Depending on the nature of the task, you may be able to split the work between multiple processes by creating a priority queue; which is used by C1 (a consumer) to get additional resources. In this case you'll have to have workers ready and listening on the separate priority queue; thus creating a sub-queue where T1 (a task) is being processed.

However, in other to do this, the initial C1 has to make sure the task is no longer available by acknowledging its receipt.

0
votes

I think that your problem is that you are creating a new Queue for each consumer. When you call

result = channel.queue_declare(exclusive=True)

queue_name = result.method.queue

in your consumer, this declares a new queue, tells RabbitMQ to generate a unique name for it, and marks it for exclusive use by the channel in the consumer that is calling it. That means that each consumer will have its own queue.

You then bind each new Queue to the exchange using the severity as a routing key. When a message comes into a direct Exchange, RabbitMQ will route a copy of it to every Queue that is bound with a matching routing key. There is no round-robin across the Queues.
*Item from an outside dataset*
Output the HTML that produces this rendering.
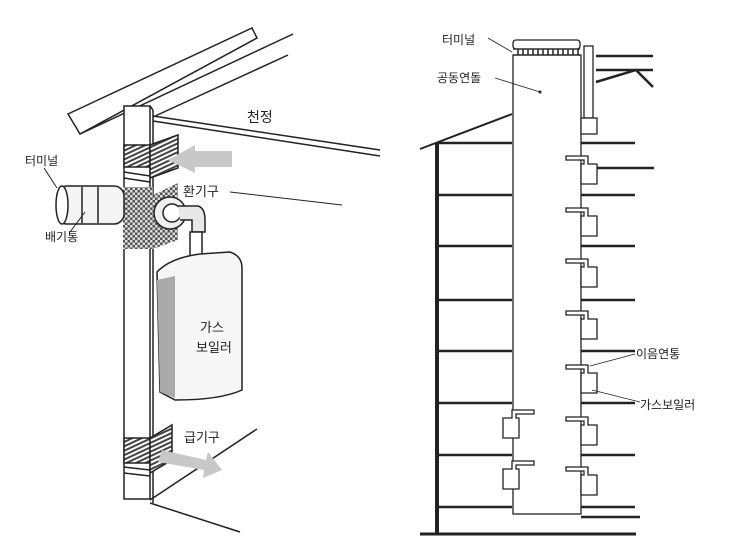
<!DOCTYPE html>
<html><head><meta charset="utf-8"><style>
html,body{margin:0;padding:0;background:#fff}
svg{display:block}
text{font-family:"Liberation Sans","Noto Sans CJK KR",sans-serif;fill:#222}
</style></head><body>
<svg width="740" height="558" viewBox="0 0 740 558" xmlns="http://www.w3.org/2000/svg">
<defs>
<pattern id="chk" width="5" height="5" patternUnits="userSpaceOnUse">
<rect width="5" height="5" fill="#555"/><rect width="2.5" height="2.5" fill="#ddd"/><rect x="2.5" y="2.5" width="2.5" height="2.5" fill="#ddd"/>
</pattern>
<pattern id="hat" width="4" height="4" patternUnits="userSpaceOnUse" patternTransform="rotate(-25)">
<rect width="4" height="4" fill="#fff"/><rect width="4" height="2" fill="#444"/>
</pattern>
</defs>
<g stroke="#222" stroke-width="1.5" fill="none">
<polygon points="68,114 252,28 257,38 80,134" fill="#fff"/>
<line x1="80" y1="134" x2="293" y2="34"/>
<line x1="153" y1="117" x2="288" y2="55"/>
<line x1="153" y1="116" x2="380" y2="150"/>
<line x1="153" y1="121" x2="380" y2="156"/>
<rect x="124" y="106" width="26" height="393" fill="#fff"/>
<line x1="150" y1="106" x2="153" y2="110"/>
<line x1="153" y1="110" x2="153" y2="503"/>
<rect x="124" y="145" width="26" height="22" fill="url(#hat)"/>
<polygon points="150,145 178,135 178,168 150,178" fill="url(#hat)"/>
<line x1="124" y1="172" x2="150" y2="176"/><line x1="124" y1="178" x2="150" y2="182"/>
<rect x="123" y="187" width="30" height="62" fill="url(#chk)" stroke="none"/>
<polygon points="153,195 178,183 178,240 153,249" fill="url(#chk)" stroke="none"/>
<rect x="57" y="186" width="67" height="38" rx="10" fill="#f4f4f4"/>
<ellipse cx="62" cy="205" rx="6" ry="19" fill="#fff"/>
<line x1="82" y1="187" x2="82" y2="223"/><line x1="98" y1="187" x2="98" y2="223"/>
<circle cx="170" cy="213" r="16" fill="#eee"/>
<circle cx="172" cy="213" r="9" fill="#fff"/>
<path d="M178,206 L198,206 Q205,208 205,220 L205,232 L192,232 L192,220 L180,220" fill="#e8e8e8"/>
<rect x="190" y="232" width="12" height="32" fill="#fff"/>
<path d="M157,272 Q170,258 200,254 L230,252 Q242,256 242,268 L242,390 Q220,400 175,400 L160,392 Z" fill="#f6f6f6"/>
<path d="M157,280 L175,276 L175,398 L160,392 Z" fill="#aaa" stroke="none"/>
<rect x="124" y="438" width="26" height="25" fill="url(#hat)"/>
<polygon points="150,438 172,425 172,460 150,473" fill="url(#hat)"/>
<line x1="124" y1="467" x2="150" y2="470"/><line x1="124" y1="473" x2="150" y2="476"/>
<line x1="257" y1="429" x2="150" y2="500"/>
<line x1="150" y1="503" x2="240" y2="532"/>
<line x1="230" y1="192" x2="342" y2="205" stroke-width="1"/>
<line x1="44" y1="168" x2="57" y2="188" stroke-width="1"/>
<line x1="70" y1="232" x2="85" y2="212" stroke-width="1"/>
</g>
<polygon points="232,151 195,151 195,145 168,160 195,173 195,167 232,167" fill="#c8c8c8"/>
<polygon points="162,450 206,460 208,452 222,470 203,478 204,470 158,462" fill="#c8c8c8"/>
<text x="247" y="122" font-size="14">천정</text>
<text x="183" y="196" font-size="13">환기구</text>
<text x="25" y="165" font-size="12">터미널</text>
<text x="45" y="241" font-size="12">배기통</text>
<text x="200" y="332" font-size="13">가스</text>
<text x="196" y="352" font-size="13">보일러</text>
<text x="184" y="442" font-size="13">급기구</text>

<g stroke="#222" fill="none">
<line x1="420" y1="149" x2="512" y2="114" stroke-width="2"/>
<line x1="437" y1="143" x2="437" y2="534" stroke-width="4"/>
<line x1="420" y1="534" x2="636" y2="534" stroke-width="3"/>
<g stroke-width="2.5">
<line x1="437" y1="143" x2="512" y2="143"/><line x1="437" y1="195" x2="512" y2="195"/>
<line x1="437" y1="246" x2="512" y2="246"/><line x1="437" y1="300" x2="512" y2="300"/>
<line x1="437" y1="351" x2="512" y2="351"/><line x1="437" y1="403" x2="512" y2="403"/>
<line x1="437" y1="455" x2="512" y2="455"/><line x1="437" y1="507" x2="512" y2="507"/>
<line x1="581" y1="143" x2="635" y2="143"/><line x1="581" y1="195" x2="635" y2="195"/>
<line x1="581" y1="246" x2="635" y2="246"/><line x1="581" y1="300" x2="635" y2="300"/>
<line x1="581" y1="351" x2="635" y2="351"/><line x1="581" y1="403" x2="635" y2="403"/>
<line x1="581" y1="455" x2="635" y2="455"/><line x1="581" y1="507" x2="635" y2="507"/>
<line x1="581" y1="517" x2="640" y2="517"/>
<line x1="581" y1="168" x2="654" y2="168"/>
<line x1="596" y1="56" x2="653" y2="56"/><line x1="596" y1="70" x2="653" y2="70"/>
<polyline points="596,82 636,70 653,87"/>
</g>
<g stroke-width="1.3">
<rect x="513" y="55" width="68" height="459" fill="#fff"/>
<rect x="513" y="40" width="67" height="9" rx="3"/>
<line x1="513" y1="49" x2="580" y2="49"/><line x1="513" y1="55" x2="580" y2="55"/>
<path d="M518,49v6M523,49v6M528,49v6M533,49v6M538,49v6M543,49v6M548,49v6M553,49v6M558,49v6M563,49v6M568,49v6M573,49v6M578,49v6" stroke-width="1.5"/>
<rect x="584" y="46" width="9" height="72" fill="#fff"/>
<rect x="581" y="118" width="16" height="16" fill="#fff"/>
<g id="b">
<path d="M566,156 h22 v8 h9 v20 h-16 v-20 h3 v-4 h-18 z" fill="#fff"/>
</g>
<use href="#b" y="52"/><use href="#b" y="103"/><use href="#b" y="155"/>
<use href="#b" y="209"/><use href="#b" y="261"/><use href="#b" y="311"/>
<path d="M534,410 h-22 v8 h-9 v20 h16 v-20 h-3 v-4 h18 z" fill="#fff"/>
<path d="M534,461 h-22 v8 h-9 v20 h16 v-20 h-3 v-4 h18 z" fill="#fff"/>
</g>
<g stroke-width="0.8">
<line x1="488" y1="38" x2="512" y2="52"/>
<line x1="495" y1="78" x2="540" y2="92"/>
<line x1="635" y1="354" x2="590" y2="366"/>
<line x1="592" y1="390" x2="640" y2="402"/>
</g>
</g>
<circle cx="540" cy="92" r="1.5" fill="#222"/>
<text x="442" y="44" font-size="12">터미널</text>
<text x="437" y="82" font-size="12">공동연돌</text>
<text x="636" y="358" font-size="12">이음연통</text>
<text x="640" y="409" font-size="12">가스보일러</text>
</svg>
</body></html>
Each consumer will get a copy of the message, which is what you are observing.

I believe what you want to do is have each consumer use the same name for the queue, specify the name in the queue_declare, and don't make it exclusive. Then all the consumers will be listening to the same queue. The messages will be delivered to one of the consumers, basically in a round-robin fashion.

The producer (the emit_log.py program) doesn't declare or bind the queue - it doesn't have to, but if the binding isn't established before the message is sent, it will be discarded. If you are using a fixed queue, you can have the producer set it up as well, just be sure to use the same parameters (e.g. queue_name) as the consumer.